▶ [To be done]:
Can you set down, exactly as they appear below, the lines from the opening of the material through the one bearing "ax.set_ylim(-2, 2)", minus the pictures?

Start of Provided data

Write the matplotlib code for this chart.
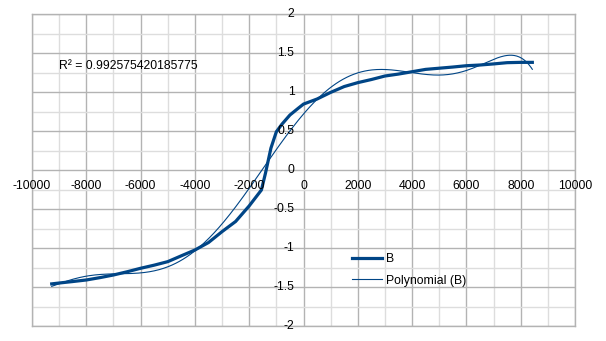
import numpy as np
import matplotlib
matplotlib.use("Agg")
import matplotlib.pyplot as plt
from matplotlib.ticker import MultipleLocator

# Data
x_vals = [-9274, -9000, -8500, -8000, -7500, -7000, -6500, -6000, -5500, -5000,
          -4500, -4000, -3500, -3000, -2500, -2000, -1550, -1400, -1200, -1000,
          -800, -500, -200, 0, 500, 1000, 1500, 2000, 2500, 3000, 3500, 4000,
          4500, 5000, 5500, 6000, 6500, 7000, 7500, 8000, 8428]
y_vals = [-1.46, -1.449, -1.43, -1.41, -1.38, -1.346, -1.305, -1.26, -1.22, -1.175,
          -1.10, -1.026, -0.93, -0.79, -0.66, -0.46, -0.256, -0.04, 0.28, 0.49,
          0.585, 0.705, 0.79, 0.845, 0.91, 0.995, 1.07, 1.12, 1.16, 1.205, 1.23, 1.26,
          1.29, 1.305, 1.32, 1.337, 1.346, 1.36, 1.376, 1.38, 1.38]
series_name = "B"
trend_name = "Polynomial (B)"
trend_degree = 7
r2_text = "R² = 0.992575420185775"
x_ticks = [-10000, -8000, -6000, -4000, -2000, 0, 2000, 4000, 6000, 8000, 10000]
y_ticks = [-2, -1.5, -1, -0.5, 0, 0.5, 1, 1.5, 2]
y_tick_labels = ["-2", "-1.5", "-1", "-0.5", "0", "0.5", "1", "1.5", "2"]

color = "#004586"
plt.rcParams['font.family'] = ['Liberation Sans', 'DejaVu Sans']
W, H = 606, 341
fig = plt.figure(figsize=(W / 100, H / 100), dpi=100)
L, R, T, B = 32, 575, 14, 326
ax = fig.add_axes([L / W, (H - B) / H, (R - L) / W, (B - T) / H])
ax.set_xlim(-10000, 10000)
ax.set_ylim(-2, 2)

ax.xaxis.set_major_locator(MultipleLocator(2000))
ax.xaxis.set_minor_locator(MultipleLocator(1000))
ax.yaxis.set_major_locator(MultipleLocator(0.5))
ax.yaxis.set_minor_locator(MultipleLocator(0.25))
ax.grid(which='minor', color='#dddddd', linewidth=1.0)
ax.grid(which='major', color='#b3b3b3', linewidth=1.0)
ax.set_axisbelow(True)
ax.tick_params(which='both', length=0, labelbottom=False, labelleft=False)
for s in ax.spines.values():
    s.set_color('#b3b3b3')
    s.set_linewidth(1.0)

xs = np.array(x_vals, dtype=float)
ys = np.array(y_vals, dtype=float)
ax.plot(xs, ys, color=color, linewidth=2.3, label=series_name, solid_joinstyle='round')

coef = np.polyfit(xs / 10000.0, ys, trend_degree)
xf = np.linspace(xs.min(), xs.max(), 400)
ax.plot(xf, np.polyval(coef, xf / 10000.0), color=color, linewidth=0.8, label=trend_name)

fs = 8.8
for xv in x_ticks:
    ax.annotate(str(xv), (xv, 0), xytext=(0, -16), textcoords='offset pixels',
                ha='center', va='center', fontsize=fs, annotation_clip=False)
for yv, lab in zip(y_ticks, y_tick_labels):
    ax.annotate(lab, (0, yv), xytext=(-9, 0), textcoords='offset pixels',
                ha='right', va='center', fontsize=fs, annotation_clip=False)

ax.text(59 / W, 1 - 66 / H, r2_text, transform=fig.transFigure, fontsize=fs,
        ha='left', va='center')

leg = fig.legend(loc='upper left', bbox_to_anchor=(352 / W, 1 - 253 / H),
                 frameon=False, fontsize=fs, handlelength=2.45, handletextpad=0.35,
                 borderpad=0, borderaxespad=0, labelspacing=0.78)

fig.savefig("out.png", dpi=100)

End of Provided data

▶ [Response below]:
Write the matplotlib code for this chart.
import numpy as np
import matplotlib
matplotlib.use("Agg")
import matplotlib.pyplot as plt
from matplotlib.ticker import MultipleLocator

# Data
x_vals = [-9274, -9000, -8500, -8000, -7500, -7000, -6500, -6000, -5500, -5000,
          -4500, -4000, -3500, -3000, -2500, -2000, -1550, -1400, -1200, -1000,
          -800, -500, -200, 0, 500, 1000, 1500, 2000, 2500, 3000, 3500, 4000,
          4500, 5000, 5500, 6000, 6500, 7000, 7500, 8000, 8428]
y_vals = [-1.46, -1.449, -1.43, -1.41, -1.38, -1.346, -1.305, -1.26, -1.22, -1.175,
          -1.10, -1.026, -0.93, -0.79, -0.66, -0.46, -0.256, -0.04, 0.28, 0.49,
          0.585, 0.705, 0.79, 0.845, 0.91, 0.995, 1.07, 1.12, 1.16, 1.205, 1.23, 1.26,
          1.29, 1.305, 1.32, 1.337, 1.346, 1.36, 1.376, 1.38, 1.38]
series_name = "B"
trend_name = "Polynomial (B)"
trend_degree = 7
r2_text = "R² = 0.992575420185775"
x_ticks = [-10000, -8000, -6000, -4000, -2000, 0, 2000, 4000, 6000, 8000, 10000]
y_ticks = [-2, -1.5, -1, -0.5, 0, 0.5, 1, 1.5, 2]
y_tick_labels = ["-2", "-1.5", "-1", "-0.5", "0", "0.5", "1", "1.5", "2"]

color = "#004586"
plt.rcParams['font.family'] = ['Liberation Sans', 'DejaVu Sans']
W, H = 606, 341
fig = plt.figure(figsize=(W / 100, H / 100), dpi=100)
L, R, T, B = 32, 575, 14, 326
ax = fig.add_axes([L / W, (H - B) / H, (R - L) / W, (B - T) / H])
ax.set_xlim(-10000, 10000)
ax.set_ylim(-2, 2)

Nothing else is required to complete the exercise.